A hillside in Udayapur (the District of which Gaighat is the municipal center)
The past month or so in Nepali politics would give the most dramatic of soap operas a run for its money. Unfortunately, the outcome hasn’t been happy, the characters aren’t fictional, and the stakes are very high. The cliffhanger ending of last chapter is that on 5 October the elections scheduled for 22 November were officially canceled, supposedly to be rescheduled at some unidentified future date.
When I decided to stay in Nepal this semester instead of returning to the Goldman School it was for better or for worse. I was fully prepared for the election not to happen – there was even a precedent for this as the election had been previously postponed. However, despite bumps in the road things for the election were moving forward and the optimism in the air was tangible. The Election Commission had put out regulations, a crew of trainers was being prepared to fan across the country to educate the masses about election procedures, and the lists of candidates were about to be submitted by the parties. Somewhere along the way people began to believe that though it might not be of the highest quality, the election was going to happen.

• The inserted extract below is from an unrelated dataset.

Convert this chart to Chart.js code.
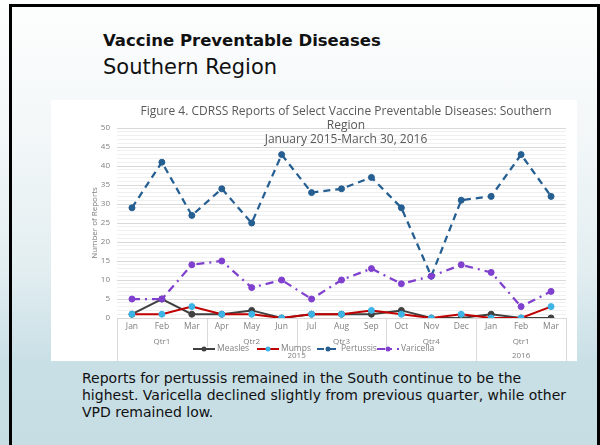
<!DOCTYPE html>
<html>
<head>
<meta charset="utf-8">
<script src="https://cdn.jsdelivr.net/npm/chart.js@4.4.1/dist/chart.umd.min.js"></script>
<style>
  html, body { margin: 0; padding: 0; }
  body {
    width: 600px; height: 445px; overflow: hidden; position: relative;
    background: linear-gradient(to bottom, #fdfefe 0%, #f3f7f8 30%, #e3eef1 60%, #c8dfe6 82%, #c6dde4 100%);
    font-family: "Open Sans", sans-serif;
  }
  #frame {
    position: absolute; left: 9px; top: 4px; width: 600px; height: 460px;
    border-left: 3px solid #000; border-top: 3px solid #000;
  }
  #frameR { position: absolute; left: 597px; top: 4px; width: 3px; height: 445px; background: #000; }
  #h1 { position: absolute; left: 103px; top: 31px; font: bold 16.5px "DejaVu Sans", sans-serif; color: #111; white-space: nowrap; }
  #h2 { position: absolute; left: 103px; top: 55px; font: 21px "DejaVu Sans", sans-serif; color: #111; white-space: nowrap; }
  #box { position: absolute; left: 51px; top: 100px; width: 526px; height: 261px; background: #fff; }
  #note {
    position: absolute; left: 82px; top: 370px; white-space: nowrap;
    font: 14px "DejaVu Sans", sans-serif; line-height: 17px; color: #111;
  }
</style>
</head>
<body>
<div id="frame"></div>
<div id="frameR"></div>
<div id="h1">Vaccine Preventable Diseases</div>
<div id="h2">Southern Region</div>
<div id="box"><canvas id="myChart" width="526" height="261"></canvas></div>
<div id="note">Reports for pertussis remained in the South continue to be the<br>highest. Varicella declined slightly from previous quarter, while other<br>VPD remained low.</div>
<script>
const months = ["Jan","Feb","Mar","Apr","May","Jun","Jul","Aug","Sep","Oct","Nov","Dec","Jan","Feb","Mar"];
const quarters = ["Qtr1","Qtr2","Qtr3","Qtr4","Qtr1"];
const quarterSpans = [3,3,3,3,3];
const years = ["2015","2016"];
const yearSpans = [12,3];

const measles   = [1,5,1,1,2,0,1,1,1,2,0,0,1,0,0];
const mumps     = [1,1,3,1,1,0,1,1,2,1,0,1,0,0,3];
const pertussis = [29,41,27,34,25,43,33,34,37,29,11,31,32,43,32];
const varicella = [5,5,14,15,8,10,5,10,13,9,11,14,12,3,7];

const chartTitle = [
  "Figure 4. CDRSS Reports of Select Vaccine Preventable Diseases: Southern",
  "Region",
  "January 2015-March 30, 2016"
];

const legendItems = [
  { label: "Measles",   line: "#404040", point: "#404040", dash: [] },
  { label: "Mumps",     line: "#c00000", point: "#3cb4e6", dash: [] },
  { label: "Pertussis", line: "#255e91", point: "#255e91", dash: [7,5] },
  { label: "Varicella", line: "#7f3fcf", point: "#7f3fcf", dash: [8,5,2,5] }
];

const gray = "#7f7f7f";

const extras = {
  id: "extras",
  afterDraw(chart) {
    const ctx = chart.ctx;
    const x = chart.scales.x;
    const a = chart.chartArea;
    const step = x.getPixelForValue(1) - x.getPixelForValue(0);
    ctx.save();

    // title
    ctx.fillStyle = "#595959";
    ctx.font = "12px 'Open Sans', sans-serif";
    ctx.textAlign = "center";
    ctx.textBaseline = "middle";
    chartTitle.forEach((t, i) => ctx.fillText(t, 295, 12 + i * 14));

    // y axis title
    ctx.save();
    ctx.translate(44, (a.top + a.bottom) / 2);
    ctx.rotate(-Math.PI / 2);
    ctx.fillStyle = gray;
    ctx.font = "8px 'Open Sans', sans-serif";
    ctx.fillText("Number of Reports", 0, 0);
    ctx.restore();

    // month labels
    ctx.fillStyle = gray;
    ctx.font = "8.5px 'Open Sans', sans-serif";
    months.forEach((m, i) => ctx.fillText(m, x.getPixelForValue(i), a.bottom + 9));

    // quarter / year groups
    ctx.strokeStyle = "#d9d9d9";
    ctx.lineWidth = 1;
    ctx.font = "8px 'Open Sans', sans-serif";
    let idx = 0;
    quarters.forEach((q, k) => {
      const s = idx, e = idx + quarterSpans[k] - 1;
      const cx = (x.getPixelForValue(s) + x.getPixelForValue(e)) / 2;
      ctx.fillText(q, cx, a.bottom + 24);
      const lx = Math.round(x.getPixelForValue(s) - step / 2) + 0.5;
      ctx.beginPath();
      ctx.moveTo(lx, a.bottom);
      ctx.lineTo(lx, a.bottom + 29);
      ctx.stroke();
      idx += quarterSpans[k];
    });
    idx = 0;
    years.forEach((y, k) => {
      const s = idx, e = idx + yearSpans[k] - 1;
      const cx = (x.getPixelForValue(s) + x.getPixelForValue(e)) / 2;
      ctx.fillText(y, cx, a.bottom + 38);
      const lx = Math.round(x.getPixelForValue(s) - step / 2) + 0.5;
      ctx.beginPath();
      ctx.moveTo(lx, a.bottom);
      ctx.lineTo(lx, chart.height);
      ctx.stroke();
      idx += yearSpans[k];
    });
    const rx = Math.round(x.getPixelForValue(months.length - 1) + step / 2) + 0.5;
    ctx.beginPath();
    ctx.moveTo(rx, a.bottom);
    ctx.lineTo(rx, chart.height);
    ctx.stroke();

    // legend
    const starts = [142, 206, 266, 326];
    ctx.font = "8.5px 'Open Sans', sans-serif";
    ctx.textAlign = "left";
    const ly = a.bottom + 31;
    legendItems.forEach((it, i) => {
      const x0 = starts[i];
      ctx.strokeStyle = it.line;
      ctx.lineWidth = 2;
      ctx.setLineDash(it.dash);
      ctx.beginPath();
      ctx.moveTo(x0, ly);
      ctx.lineTo(x0 + 22, ly);
      ctx.stroke();
      ctx.setLineDash([]);
      ctx.fillStyle = it.point;
      ctx.beginPath();
      ctx.arc(x0 + 11, ly, 2.5, 0, Math.PI * 2);
      ctx.fill();
      ctx.fillStyle = gray;
      ctx.fillText(it.label, x0 + 24, ly);
    });
    ctx.restore();
  }
};

function ds(label, data, item, order, width) {
  return {
    label: label,
    data: data,
    borderColor: item.line,
    borderWidth: width,
    borderDash: item.dash,
    pointBackgroundColor: item.point,
    pointBorderColor: item.point,
    pointRadius: 3,
    pointBorderWidth: 1,
    tension: 0,
    fill: false,
    order: order
  };
}

new Chart("myChart", {
  type: "line",
  data: {
    labels: months,
    datasets: [
      ds("Measles", measles, legendItems[0], 4, 2),
      ds("Mumps", mumps, legendItems[1], 3, 2),
      ds("Pertussis", pertussis, legendItems[2], 2, 2.25),
      ds("Varicella", varicella, legendItems[3], 1, 2.25)
    ]
  },
  options: {
    responsive: false,
    animation: false,
    layout: { padding: { top: 28, bottom: 43, left: 0, right: 11 } },
    plugins: { legend: { display: false }, title: { display: false }, tooltip: { enabled: false } },
    scales: {
      x: { display: false, offset: true },
      y: {
        min: 0, max: 50,
        border: { display: false },
        afterFit(scale) { scale.width = 66; },
        grid: {
          drawTicks: false,
          color: (c) => (c.tick && c.tick.value % 5 === 0) ? "#d9d9d9" : "#f0f0f0"
        },
        ticks: {
          stepSize: 1, autoSkip: false, maxTicksLimit: 60, padding: 7,
          color: gray,
          font: { family: "'Open Sans', sans-serif", size: 8 },
          callback: (v) => (v % 5 === 0 ? v : "")
        }
      }
    }
  },
  plugins: [extras]
});
</script>
</body>
</html>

Then suddenly the Maoist Party (which is a key part of the fragile 7-party interim government alliance) issued an ultimatum that if the 22 concerns they presented were not satisfactorily addressed by the other 6 parties they would pull out of the alliance and actually “agitate” AGAINST the election. No one believed they would really do this. After waging a revolution for 10+ years, signing a peace agreement, and participating in the 7-party government for less than a year, everyone assumed that they were using scare tactics as a negotiation technique. It turned out their threats were not hollow.
Sunrise over Anapurna 2 and Fishtail Mountains from Dhampusa (during a trek near Pokhara)
The Maoist pull-out from the government started unraveling the proverbial sweater. Ultimately, the election was postponed in order to keep the Maoists in the government, under the guise of creating more time to address their 22 point memorandum. (There is extensive analysis that neither the Maoists nor several other major political parties actually wanted the election because they will likely lose some of their parliamentary seats, but there is no way to directly confront that).
Civil society had been hoping that despite these power dynamics there was enough domestic and international pressure to ensure the elections would be held. It was heartbreaking to witness people realize that despite years of intense activism their efforts were again insufficient. All stakeholders from Nepali NGO workers to members of the International community have strained to regain their balance and figure out what to do next. Without anything tangible coming yet from the government (like a new date for the election) people have been struggling to find something new to organize themselves around…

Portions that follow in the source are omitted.